12 Years a Slave and Ferguson, Missouri

I watched the movie amid the tragedy and turmoil in Ferguson, MO, and I couldn't help but draw a connection. While time may have passed since that disgraceful era, the legacy remains. I tried to recall all the news reports of unarmed, white men being shot and killed by police, and I couldn't think of any.
08/26/2014 11:35 am ET Updated Oct 26, 2014

I watched 12 Years a Slave over the weekend, and I've been depressed ever since. I can't blame it all on the movie I suppose, but the movie gave me that extra push into despair I needed. I knew it wasn't a good idea to watch the movie. I'd been avoiding it ever since it arrived in the mail from Netflix. While I wanted to watch it, I didn't want to watch it. I was scared. But Sunday night after putting off my husband's request for days and I finally accepted the reality that I had to see it some time if I was ever going to get another movie from Netflix again, I agreed.

For the next two and a half hours I watched with a sickening sensation hardening in my stomach.
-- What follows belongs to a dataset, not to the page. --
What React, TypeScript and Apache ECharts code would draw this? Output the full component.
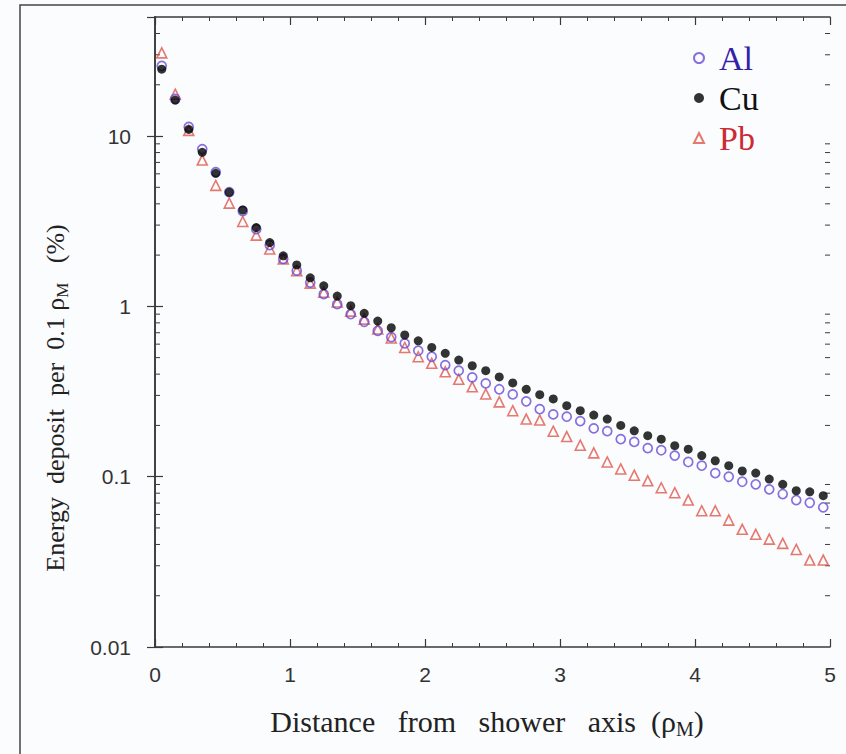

It was like when I saw Saving Private Ryan and cried for two days afterward. But worse. While I knew it was going to be tough to take in, my fear did not match the the relentless brutality. I'm not sure anything could.

It wasn't even the brutality -- and it was horrific -- that was the most disturbing to me. It was the planned, systematic and casually executed savagery humans are capable of and freely dispense. That it even was a system -- conceived, planned and executed by a whole segment of society. It wasn't the idea of a few, evil deviants.

Even animals don't behave in such a way. Animals kill to survive. We do it for baser reasons.

Killing might have been charitable given the routine torture of the slaves in addition to their typical daily toil and suffering. But even more than the physical torment, the constant psychological terror was the truly depraved part of the system. The slaves' lives even after being captured and sold was a random, unpredictable, entirely impossible existence. Even when they'd done what was instructed, their well-being and treatment was based solely on the capricious whims and nature of another who could change the rules at will. No action taken by the slaves would safeguard against brutality, every moment was lived in a constant state of fear and uncertainty.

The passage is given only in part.